--- Start Recorded data ---

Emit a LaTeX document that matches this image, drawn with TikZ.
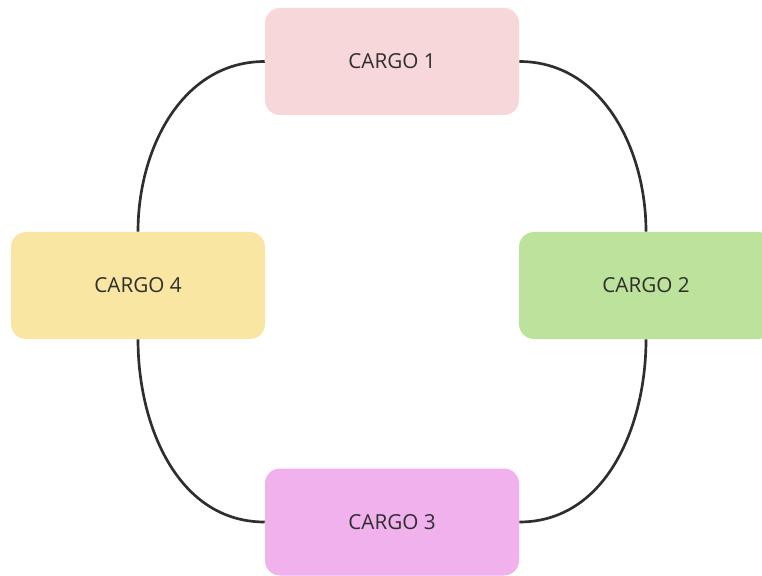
\documentclass[tikz,border=0pt]{standalone}
\usepackage{fontspec}
\setmainfont{Open Sans}
\definecolor{cargopink}{HTML}{F7D7DA}
\definecolor{cargogreen}{HTML}{BDE29B}
\definecolor{cargoviolet}{HTML}{F0B1EC}
\definecolor{cargoyellow}{HTML}{F9E6A2}
\definecolor{inkgray}{HTML}{2E2E2E}

\begin{document}
\begin{tikzpicture}[x=0.75pt,y=0.75pt,
  cargo/.style={rounded corners=11.25pt,minimum width=190.5pt,minimum height=80.25pt,
    inner sep=0pt,text=inkgray,font=\fontsize{15.5}{18}\selectfont},
  link/.style={line width=2pt,draw=inkgray}]
  \useasboundingbox (0,0) rectangle (762,575);

  \coordinate (p1) at (392,513.5);
  \coordinate (p2) at (646,289.5);
  \coordinate (p3) at (392,53);
  \coordinate (p4) at (138,289.5);

  \node[cargo,fill=cargopink] (c1) at (p1) {CARGO 1};
  \node[cargo,fill=cargogreen] (c2) at (p2) {CARGO 2};
  \node[cargo,fill=cargoviolet] (c3) at (p3) {CARGO 3};
  \node[cargo,fill=cargoyellow] (c4) at (p4) {CARGO 4};

  \draw[link] (c1.east) to[out=0,in=90] (c2.north);
  \draw[link] (c2.south) to[out=-90,in=0] (c3.east);
  \draw[link] (c3.west) to[out=180,in=-90] (c4.south);
  \draw[link] (c4.north) to[out=90,in=180] (c1.west);
\end{tikzpicture}
\end{document}
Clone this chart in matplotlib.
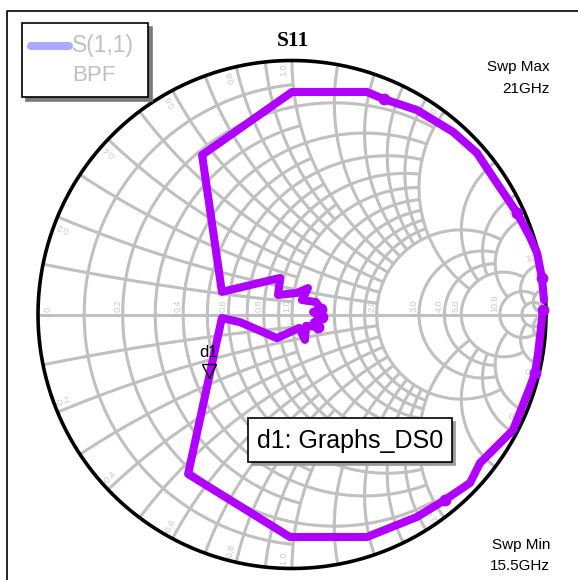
import numpy as np
import matplotlib
matplotlib.use("Agg")
import matplotlib.pyplot as plt
from matplotlib.patches import Rectangle
from matplotlib import transforms

# ---- data -------------------------------------------------------------
# S(1,1) of the band-pass filter, reflection coefficient (real, imag),
# in sweep order from 15.5 GHz to 21 GHz
s11_re = [0.988, 0.969, 0.957, 0.937, 0.870, 0.740, 0.701, 0.602, 0.492, 0.295,
          -0.008, -0.409, -0.276, -0.205, -0.059, 0.028, 0.051, 0.055, 0.102, 0.087,
          0.118, 0.083, 0.114, 0.094, 0.039, 0.063, 0.020, -0.055, -0.047, -0.276,
          -0.354, 0.000, 0.295, 0.362, 0.492, 0.634, 0.728, 0.791, 0.886, 0.937,
          0.965, 0.984, 0.992]
s11_im = [0.018, -0.152, -0.230, -0.285, -0.455, -0.585, -0.663, -0.730, -0.797, -0.876,
          -0.876, -0.628, -0.014, -0.030, -0.093, -0.053, -0.100, -0.045, -0.049, -0.030,
          -0.010, 0.010, 0.022, 0.049, 0.057, 0.104, 0.085, 0.077, 0.144, 0.089,
          0.628, 0.876, 0.876, 0.848, 0.805, 0.719, 0.636, 0.541, 0.400, 0.305,
          0.242, 0.144, 0.057]
# points where the sweep dwells (drawn as dots)
dwell_idx = [0, 2, 7, 18, 20, 22, 33, 38, 41]

# marker d1
d1_re, d1_im = -0.327, -0.246

# Smith grid: (normalised value, limit of the crossing family)
r_lines = [(0.1, 1), (0.2, 2), (0.3, 1), (0.4, 2), (0.5, 1), (0.6, 2), (0.7, 1),
           (0.8, 2), (0.9, 1), (1.0, 2), (1.2, 2), (1.4, 2), (1.6, 2), (1.8, 2),
           (2.0, 5), (3.0, 5), (4.0, 5), (5.0, 10), (10.0, 20), (20.0, 50)]
x_lines = r_lines
r_labels = ["0", "0.2", "0.4", "0.6", "0.8", "1.0", "2.0", "3.0", "4.0", "5.0", "10.0"]
x_labels = ["0.2", "0.4", "0.6", "0.8", "1.0", "2.0", "5.0", "10"]

legend_name = "S(1,1)"
legend_sub = "BPF"
title = "S11"
swp_max = ["Swp Max", "21GHz"]
swp_min = ["Swp Min", "15.5GHz"]
marker_name = "d1"
marker_text = "d1: Graphs_DS0"

# ---- layout (pixel geometry of the canvas) ----------------------------
W, H = 578, 580
CX, CY, RAD = 292.0, 314.5, 254.0
GRID = "#c0c0c0"
TRACE = "#b000ff"
SANS = "Liberation Sans"

fig = plt.figure(figsize=(W / 100, H / 100), dpi=100)
ax = fig.add_axes([0, 0, 1, 1])
ax.set_xlim(-CX / RAD, (W - CX) / RAD)
ax.set_ylim(-(H - CY) / RAD, CY / RAD)
ax.set_aspect("equal")
ax.axis("off")


def P(px, py):
    """canvas pixel -> chart coordinates"""
    return (px - CX) / RAD, (CY - py) / RAD


def gamma(z):
    return (z - 1) / (z + 1)


# resistance circles
for r, lim in r_lines:
    x = np.linspace(-lim, lim, 3000)
    g = gamma(r + 1j * x)
    ax.plot(g.real, g.imag, color=GRID, lw=2.2, zorder=1, solid_capstyle="butt")
# reactance arcs
for xv, lim in x_lines:
    rr = np.concatenate([np.linspace(0, 1, 800), np.linspace(1, lim, 2000)])
    for s in (1, -1):
        g = gamma(rr + 1j * s * xv)
        ax.plot(g.real, g.imag, color=GRID, lw=2.2, zorder=1, solid_capstyle="butt")
ax.plot([-1, 1], [0, 0], color=GRID, lw=2.2, zorder=1)

# grid labels on the real axis
for lab in r_labels:
    r = float(lab)
    gx = (r - 1) / (r + 1)
    dx = 10 / RAD if r == 0 else -5 / RAD
    ax.text(gx + dx, 3 / RAD, lab, rotation=90, rotation_mode="anchor",
            ha="left", va="center", fontsize=6.5, color="#c8c8c8",
            family=SANS, zorder=2)
# grid labels along the rim
for lab in x_labels:
    xv = float(lab)
    for s in (1, -1):
        th = np.angle(gamma(1j * s * xv))
        th2 = th + s * 8 / RAD
        rad = 1 - 9 / RAD
        rot = np.degrees(th) if s > 0 else np.degrees(th) + 180
        txt = lab if s > 0 else "-" + lab
        ax.text(rad * np.cos(th2), rad * np.sin(th2), txt, rotation=rot,
                rotation_mode="anchor", ha="center", va="center",
                fontsize=6.5, color="#c8c8c8", family=SANS, zorder=2)

# outer circle
t = np.linspace(0, 2 * np.pi, 1000)
ax.plot(np.cos(t), np.sin(t), color="black", lw=2.6, zorder=3)

# trace
ax.plot(s11_re, s11_im, color=TRACE, lw=5.8, solid_joinstyle="round",
        solid_capstyle="round", zorder=4)
ax.plot([s11_re[i] for i in dwell_idx], [s11_im[i] for i in dwell_idx], "o",
        color=TRACE, ms=8.5, mew=0, zorder=4)

# marker d1
off = transforms.offset_copy(ax.transData, fig=fig, x=0, y=5.5, units="dots")
ax.plot([d1_re], [d1_im], marker="v", ms=10, mfc="none", mec="black", mew=1.0,
        transform=off, zorder=6)
ax.text(d1_re, d1_im + 17 / RAD, marker_name, ha="center", va="bottom",
        fontsize=12, family=SANS, zorder=6)

# figure frame
ax.plot(*zip(P(7, 580), P(7, 11), P(578, 11)), color="black", lw=1.2,
        zorder=2, clip_on=False)

# legend box
for (x0, y0, x1, y1, fc, ec, z) in [(25.7, 26.7, 151.7, 101.3, "#7a7a7a", "#7a7a7a", 6),
                                    (21.7, 22.7, 147.7, 97.3, "white", "black", 7)]:
    a0 = P(x0, y1)
    a1 = P(x1, y0)
    ax.add_patch(Rectangle(a0, a1[0] - a0[0], a1[1] - a0[1], fc=fc, ec=ec,
                           lw=1.2, zorder=z))
ax.plot(*zip(P(31, 45.5), P(69, 45.5)), color="#aaaaff", lw=5.8,
        solid_capstyle="round", zorder=8)
ax.text(*P(72, 45.5), legend_name, ha="left", va="center", fontsize=16.5,
        color="#c0c0c0", family=SANS, zorder=8)
ax.text(*P(72, 75), legend_sub, ha="left", va="center", fontsize=16,
        color="#c0c0c0", family=SANS, zorder=8)

# title and sweep notes
ax.text(*P(293, 41), title, ha="center", va="center", fontsize=15.5,
        fontweight="bold", family="Liberation Serif", zorder=8)
ax.text(*P(550, 67.5), swp_max[0], ha="right", va="center", fontsize=11,
        family=SANS, zorder=8)
ax.text(*P(550, 89), swp_max[1], ha="right", va="center", fontsize=11,
        family=SANS, zorder=8)
ax.text(*P(550, 545), swp_min[0], ha="right", va="center", fontsize=11,
        family=SANS, zorder=8)
ax.text(*P(550, 566), swp_min[1], ha="right", va="center", fontsize=11,
        family=SANS, zorder=8)

# marker readout box
for (x0, y0, x1, y1, fc, ec, z) in [(251.5, 421.5, 454.5, 465, "#9a9a9a", "#9a9a9a", 8),
                                    (248.3, 418.3, 451.7, 461.7, "white", "black", 9)]:
    a0 = P(x0, y1)
    a1 = P(x1, y0)
    ax.add_patch(Rectangle(a0, a1[0] - a0[0], a1[1] - a0[1], fc=fc, ec=ec,
                           lw=1.2, zorder=z))
ax.text(*P(350, 441), marker_text, ha="center", va="center", fontsize=18,
        family=SANS, zorder=10)

fig.savefig("out.png", dpi=100)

--- End Recorded data ---

▶ [Set task]:
Extract exactly, and only, the lines from the one with "Clone this chart in matplotlib." to the one with "from matplotlib import transforms", both ends counted. Leave the images behind.

▶ [Answer to the exercise]:
Clone this chart in matplotlib.
import numpy as np
import matplotlib
matplotlib.use("Agg")
import matplotlib.pyplot as plt
from matplotlib.patches import Rectangle
from matplotlib import transforms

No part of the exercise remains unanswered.